A group of Christian pastors said they plan to host a prayer vigil outside the Civic Center Music Hall as a peaceful protest against a theatrical production with homosexual themes.
Wednesday, the Rev. Steve Kern, senior pastor of Olivet Baptist Church, said he has obtained a permit to host the prayer gathering on Dec. 6, the second night of the play called “The Most Fabulous Story Ever Told.”
The play, a production of the Oklahoma City Theatre Company, is set to open Dec. 5 in CitySpace, a theater in the Civic Center's basement. In the play, Adam and Steve meet in the Garden of Eden. The couple leave the Garden only to encounter lesbians Jane and Mabel, who insist they were Earth's original inhabitants.
Kern said he and several other local pastors obtained a copy of the play and they feel that it is an affront to the Bible because of its gay and lesbian characters and its inclusion of simulated oral and anal sex and bestiality.
“We feel like this play is an open display of intolerance, irreverence and disrespect for the faith of the majority of citizens of this city,” Kern said, referring to Christianity.
“We're just appalled. I mean, this thing is just over the top.”
He said they had been concerned that the play would also include full-frontal nudity but have learned that the Oklahoma City Theatre Company's production will not feature this aspect of Paul Rudnick's play.
Rachel Irick, the theater company's artistic director, said the company has had some email complaints about the play since a story first appeared about it in October in The Oklahoman.

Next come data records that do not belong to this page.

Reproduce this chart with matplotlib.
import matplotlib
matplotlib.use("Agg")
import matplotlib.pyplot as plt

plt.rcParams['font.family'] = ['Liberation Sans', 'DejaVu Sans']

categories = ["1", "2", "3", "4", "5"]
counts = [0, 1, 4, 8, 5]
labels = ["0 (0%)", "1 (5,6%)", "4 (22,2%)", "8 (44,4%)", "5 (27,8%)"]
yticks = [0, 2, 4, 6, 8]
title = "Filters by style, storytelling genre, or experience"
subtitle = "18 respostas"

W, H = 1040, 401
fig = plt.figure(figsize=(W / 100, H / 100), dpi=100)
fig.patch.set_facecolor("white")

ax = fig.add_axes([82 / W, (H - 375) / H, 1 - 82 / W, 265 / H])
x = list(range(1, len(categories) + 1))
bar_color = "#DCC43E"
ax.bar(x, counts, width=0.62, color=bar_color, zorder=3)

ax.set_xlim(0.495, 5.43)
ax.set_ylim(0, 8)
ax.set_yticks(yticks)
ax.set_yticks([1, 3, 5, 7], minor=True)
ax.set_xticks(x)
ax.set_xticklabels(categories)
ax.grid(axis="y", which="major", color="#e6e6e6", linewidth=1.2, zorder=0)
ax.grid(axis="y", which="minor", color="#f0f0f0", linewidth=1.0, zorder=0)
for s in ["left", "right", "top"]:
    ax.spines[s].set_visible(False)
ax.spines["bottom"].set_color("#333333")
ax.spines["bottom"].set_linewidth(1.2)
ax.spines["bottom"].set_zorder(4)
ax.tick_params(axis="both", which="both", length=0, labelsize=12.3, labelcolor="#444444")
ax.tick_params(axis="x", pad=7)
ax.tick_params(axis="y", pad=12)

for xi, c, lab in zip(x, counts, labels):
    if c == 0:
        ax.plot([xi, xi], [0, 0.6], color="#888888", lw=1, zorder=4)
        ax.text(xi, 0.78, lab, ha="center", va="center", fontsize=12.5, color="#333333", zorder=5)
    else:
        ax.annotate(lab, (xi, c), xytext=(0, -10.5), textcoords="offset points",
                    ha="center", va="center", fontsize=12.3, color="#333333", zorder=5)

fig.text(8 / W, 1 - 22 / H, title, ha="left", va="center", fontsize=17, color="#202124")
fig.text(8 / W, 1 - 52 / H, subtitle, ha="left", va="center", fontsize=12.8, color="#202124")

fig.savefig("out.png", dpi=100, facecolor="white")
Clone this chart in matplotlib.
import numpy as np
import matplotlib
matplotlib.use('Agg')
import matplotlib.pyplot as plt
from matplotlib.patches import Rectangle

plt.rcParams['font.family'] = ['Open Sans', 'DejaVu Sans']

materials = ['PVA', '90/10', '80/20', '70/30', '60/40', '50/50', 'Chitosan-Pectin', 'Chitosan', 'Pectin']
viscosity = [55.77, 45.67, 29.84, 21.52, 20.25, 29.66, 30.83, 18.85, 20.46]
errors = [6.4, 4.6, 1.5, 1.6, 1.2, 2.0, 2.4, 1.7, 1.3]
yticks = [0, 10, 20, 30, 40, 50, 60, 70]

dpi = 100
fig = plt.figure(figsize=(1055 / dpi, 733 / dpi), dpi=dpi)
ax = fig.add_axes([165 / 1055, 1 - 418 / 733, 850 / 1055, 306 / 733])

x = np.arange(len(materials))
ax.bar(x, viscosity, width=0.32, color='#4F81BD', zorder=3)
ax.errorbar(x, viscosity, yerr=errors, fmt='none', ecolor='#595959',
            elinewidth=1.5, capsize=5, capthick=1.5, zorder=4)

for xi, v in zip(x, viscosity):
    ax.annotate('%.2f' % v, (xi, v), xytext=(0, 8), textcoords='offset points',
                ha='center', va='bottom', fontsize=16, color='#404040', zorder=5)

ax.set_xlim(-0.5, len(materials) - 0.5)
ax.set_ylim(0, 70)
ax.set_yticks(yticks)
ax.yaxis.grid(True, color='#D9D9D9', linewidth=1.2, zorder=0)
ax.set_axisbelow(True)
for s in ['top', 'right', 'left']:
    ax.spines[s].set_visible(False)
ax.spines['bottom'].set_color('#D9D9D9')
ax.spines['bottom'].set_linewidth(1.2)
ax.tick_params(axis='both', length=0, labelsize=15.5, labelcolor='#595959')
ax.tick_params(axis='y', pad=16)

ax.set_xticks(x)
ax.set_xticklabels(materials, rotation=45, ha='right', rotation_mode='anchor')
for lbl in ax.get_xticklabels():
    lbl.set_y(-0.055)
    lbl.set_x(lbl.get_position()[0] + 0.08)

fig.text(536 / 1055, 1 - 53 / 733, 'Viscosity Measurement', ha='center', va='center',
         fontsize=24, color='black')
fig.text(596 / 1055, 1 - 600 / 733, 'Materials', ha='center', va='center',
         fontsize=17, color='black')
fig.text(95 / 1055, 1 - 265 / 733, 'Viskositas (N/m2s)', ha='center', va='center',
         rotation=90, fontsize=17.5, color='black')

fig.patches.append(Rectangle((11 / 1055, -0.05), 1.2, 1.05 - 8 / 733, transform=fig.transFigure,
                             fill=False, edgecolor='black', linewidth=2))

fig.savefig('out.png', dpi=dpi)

However, she said the theatrical company has not heard from Kern or state Rep. Dan Fisher, who shared his concerns about the production in The Oklahoman's Oct. 4 story. Fisher, R-Yukon, is senior pastor of Trinity Baptist Church in Yukon.

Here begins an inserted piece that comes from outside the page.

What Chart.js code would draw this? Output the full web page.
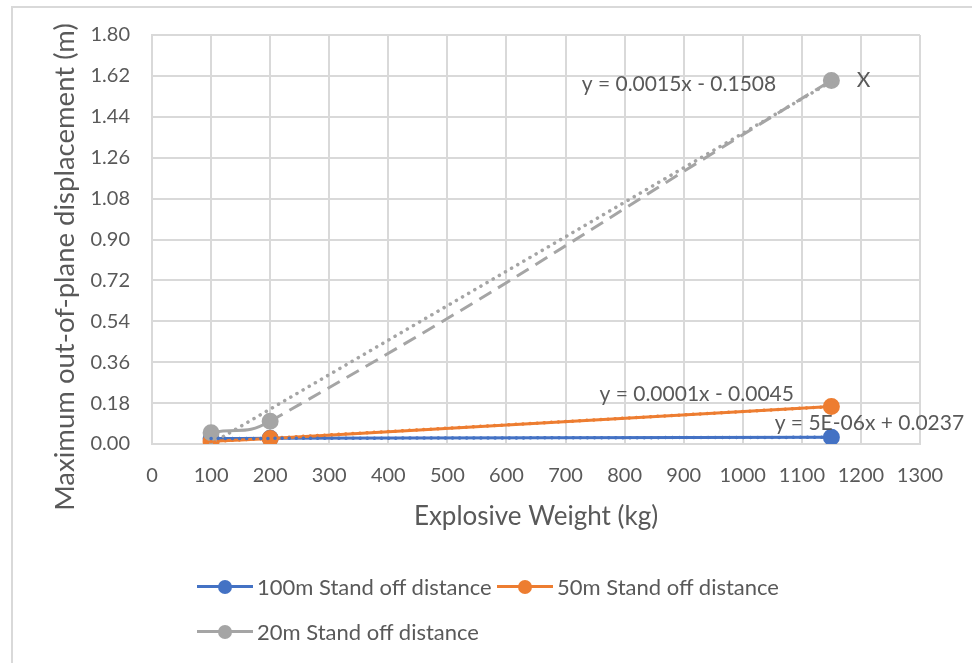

She said she is not surprised about the planned prayer vigil after having read the preachers' concerns in the October news story. She said the theater company chose not to feature nudity in the production after the company's leaders did not see any artistic reason to include it. Irick said nudity has been a part of previous Oklahoma City Theatre Company productions but they were presented in a heterosexual context.